There is a new scam involving erroneous tax refunds being deposited into real taxpayer bank accounts. The crooks use various tactics to con taxpayers into turning over the funds. It’s a new twist on an old scam.

Here’s how it works

Thieves are using phishing and other schemes to steal client data from tax professionals. Then, using that data, they file fraudulent tax returns and use the taxpayers’ real bank accounts to deposit erroneous tax refunds. Finally, the thieves, posing as IRS or other law enforcement, call attention to the error and ask taxpayers to return the money to them.

Why are thieves going to such lengths? They know it is more difficult to identify and halt fraudulent tax returns when they are using real client data such as income, dependents, credits, and deductions. Additionally, it’s harder to track when criminals can find alternative ways to get the fraudulent refunds delivered to themselves rather than the real taxpayers – no more stealing checks out of mailboxes.

To get the funds from real taxpayers, thieves use various tactics. In one version, criminals posing as debt collection agency officials acting on behalf of the IRS reach out to taxpayers to say a refund was deposited in error, and ask the taxpayers to forward the money to their collection agency.

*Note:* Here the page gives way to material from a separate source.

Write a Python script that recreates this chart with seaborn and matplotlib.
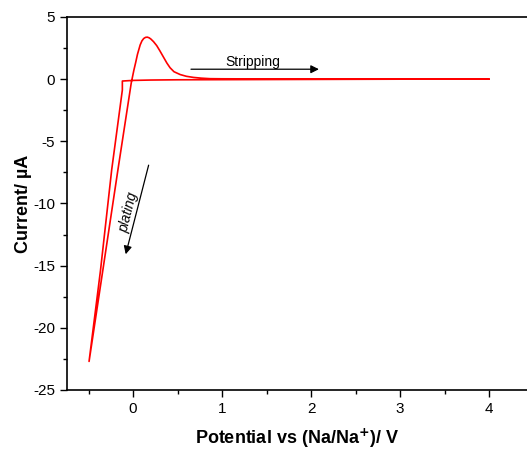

In another version, taxpayers who receive an erroneous tax refund receive an automated call with a recorded voice claiming to be from IRS; the caller threatens taxpayers with criminal fraud charges, an arrest warrant and a “blacklisting” of their Social Security number. The recorded voice then gives the taxpayer a case number and a telephone number to call to return the refund.

Unlike previous variations on the scams, there is “proof” that the call from the alleged IRS representative is for real: The taxpayer typically does have a bogus tax refund in his or her bank account.

If this happens to you – and you do have a bogus tax refund in your bank account contact the IRS.